As a Loyal Nine member, Henry Bass planned early opposition to the Stamp Act in the summer of 1765, alongside other members such as Benjamin Edes, Thomas Crafts Jr., and Thomas Chase. The gatherings at the Liberty Tree devolved into large-scale rioting, in which the home of Lt. Gov. Thomas Hutchinson was destroyed. In a December 1765 letter to his future father-in-law, Samuel Savage, Bass expressed frustration with the Loyal Nine not receiving proper credit for their role in planning the Stamp Act Riots. He also later testified against the British soldiers involved in the Boston Massacre in 1770.

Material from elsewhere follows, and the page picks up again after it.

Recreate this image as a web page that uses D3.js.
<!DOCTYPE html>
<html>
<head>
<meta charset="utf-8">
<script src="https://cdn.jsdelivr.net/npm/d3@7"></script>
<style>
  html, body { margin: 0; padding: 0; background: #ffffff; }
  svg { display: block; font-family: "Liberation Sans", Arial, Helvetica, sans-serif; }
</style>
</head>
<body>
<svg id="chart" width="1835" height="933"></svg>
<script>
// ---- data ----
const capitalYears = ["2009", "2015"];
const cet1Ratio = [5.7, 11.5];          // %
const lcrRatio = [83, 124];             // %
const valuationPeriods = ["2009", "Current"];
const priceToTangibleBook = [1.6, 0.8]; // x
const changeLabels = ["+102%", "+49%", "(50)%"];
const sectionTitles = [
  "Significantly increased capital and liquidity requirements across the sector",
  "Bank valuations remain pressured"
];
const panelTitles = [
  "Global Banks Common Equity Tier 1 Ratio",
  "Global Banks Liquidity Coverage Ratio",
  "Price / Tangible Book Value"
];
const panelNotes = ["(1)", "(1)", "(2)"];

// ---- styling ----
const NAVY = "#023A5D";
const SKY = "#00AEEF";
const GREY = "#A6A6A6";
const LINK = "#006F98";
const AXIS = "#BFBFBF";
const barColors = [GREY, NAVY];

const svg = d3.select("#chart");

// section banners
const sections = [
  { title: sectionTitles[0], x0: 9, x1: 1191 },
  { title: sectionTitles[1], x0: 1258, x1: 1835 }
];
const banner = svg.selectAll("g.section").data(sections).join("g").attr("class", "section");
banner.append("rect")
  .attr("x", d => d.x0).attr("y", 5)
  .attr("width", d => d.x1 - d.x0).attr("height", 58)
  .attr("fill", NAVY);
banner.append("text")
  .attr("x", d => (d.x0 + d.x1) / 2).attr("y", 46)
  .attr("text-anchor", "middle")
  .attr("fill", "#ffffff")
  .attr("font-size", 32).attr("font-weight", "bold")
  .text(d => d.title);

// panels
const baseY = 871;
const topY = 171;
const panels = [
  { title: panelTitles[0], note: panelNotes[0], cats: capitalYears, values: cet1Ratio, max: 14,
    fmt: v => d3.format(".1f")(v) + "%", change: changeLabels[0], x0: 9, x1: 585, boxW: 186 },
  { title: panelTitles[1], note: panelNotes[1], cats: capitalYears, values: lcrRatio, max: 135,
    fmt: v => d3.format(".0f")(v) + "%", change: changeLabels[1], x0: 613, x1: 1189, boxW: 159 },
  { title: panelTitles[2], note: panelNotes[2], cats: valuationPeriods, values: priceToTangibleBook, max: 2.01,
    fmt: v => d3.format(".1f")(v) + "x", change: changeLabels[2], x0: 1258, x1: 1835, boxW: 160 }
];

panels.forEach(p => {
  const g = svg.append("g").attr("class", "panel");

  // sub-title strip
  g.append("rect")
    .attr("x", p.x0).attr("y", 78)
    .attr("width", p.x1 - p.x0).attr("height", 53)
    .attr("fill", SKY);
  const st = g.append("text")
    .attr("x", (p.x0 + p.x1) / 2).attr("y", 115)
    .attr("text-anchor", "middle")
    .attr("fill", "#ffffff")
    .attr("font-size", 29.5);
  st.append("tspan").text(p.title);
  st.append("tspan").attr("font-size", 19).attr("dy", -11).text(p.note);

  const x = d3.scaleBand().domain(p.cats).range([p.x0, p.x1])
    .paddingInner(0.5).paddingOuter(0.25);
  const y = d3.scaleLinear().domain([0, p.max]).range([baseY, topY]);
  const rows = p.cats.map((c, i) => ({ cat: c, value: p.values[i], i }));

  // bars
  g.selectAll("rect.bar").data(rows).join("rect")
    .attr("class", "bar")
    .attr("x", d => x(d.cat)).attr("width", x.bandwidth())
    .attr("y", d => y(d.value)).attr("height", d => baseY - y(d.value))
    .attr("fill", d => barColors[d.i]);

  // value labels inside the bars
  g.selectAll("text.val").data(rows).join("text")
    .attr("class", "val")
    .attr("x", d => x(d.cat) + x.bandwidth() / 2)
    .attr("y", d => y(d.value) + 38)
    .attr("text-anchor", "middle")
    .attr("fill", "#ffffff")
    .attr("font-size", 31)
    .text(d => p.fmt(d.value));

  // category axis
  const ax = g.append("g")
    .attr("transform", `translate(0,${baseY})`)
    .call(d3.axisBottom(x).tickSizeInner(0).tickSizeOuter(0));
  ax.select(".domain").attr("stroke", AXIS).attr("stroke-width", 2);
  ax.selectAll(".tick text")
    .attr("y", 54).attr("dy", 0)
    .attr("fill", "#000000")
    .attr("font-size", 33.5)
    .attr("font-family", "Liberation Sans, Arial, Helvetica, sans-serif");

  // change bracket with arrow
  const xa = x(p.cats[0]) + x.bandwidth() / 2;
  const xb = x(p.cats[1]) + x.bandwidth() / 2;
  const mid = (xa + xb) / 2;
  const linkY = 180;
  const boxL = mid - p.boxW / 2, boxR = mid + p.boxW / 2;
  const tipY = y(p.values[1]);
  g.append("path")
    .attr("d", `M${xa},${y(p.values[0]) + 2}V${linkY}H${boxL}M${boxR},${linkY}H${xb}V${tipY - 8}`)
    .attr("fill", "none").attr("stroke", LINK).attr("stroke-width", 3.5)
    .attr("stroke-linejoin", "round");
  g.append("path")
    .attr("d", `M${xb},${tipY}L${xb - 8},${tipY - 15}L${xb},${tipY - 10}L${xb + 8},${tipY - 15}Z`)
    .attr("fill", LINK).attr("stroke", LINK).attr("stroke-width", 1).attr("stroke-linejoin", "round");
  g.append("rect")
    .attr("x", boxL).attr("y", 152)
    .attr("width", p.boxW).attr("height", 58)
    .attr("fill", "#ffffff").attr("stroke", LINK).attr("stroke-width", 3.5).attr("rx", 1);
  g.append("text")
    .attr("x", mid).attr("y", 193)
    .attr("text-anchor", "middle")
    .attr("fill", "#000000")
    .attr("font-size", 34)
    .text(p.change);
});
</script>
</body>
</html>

On December 7, 1774, Bass was elected for the “Committee of Inspection, and to carry the Resolutions of the Continental Congress into execution”. He was drafted by the Boston militia in December of 1776, but paid the required fine and opted not to enlist. Bass was appointed to the Committee of Correspondence in March of 1777. He served as fire warden for the town of Boston between 1785 and 1788.
Henry Bass died in Boston on June 5, 1813, at the age of 73 and is buried in the Granary Burying Ground in Boston, Massachusetts.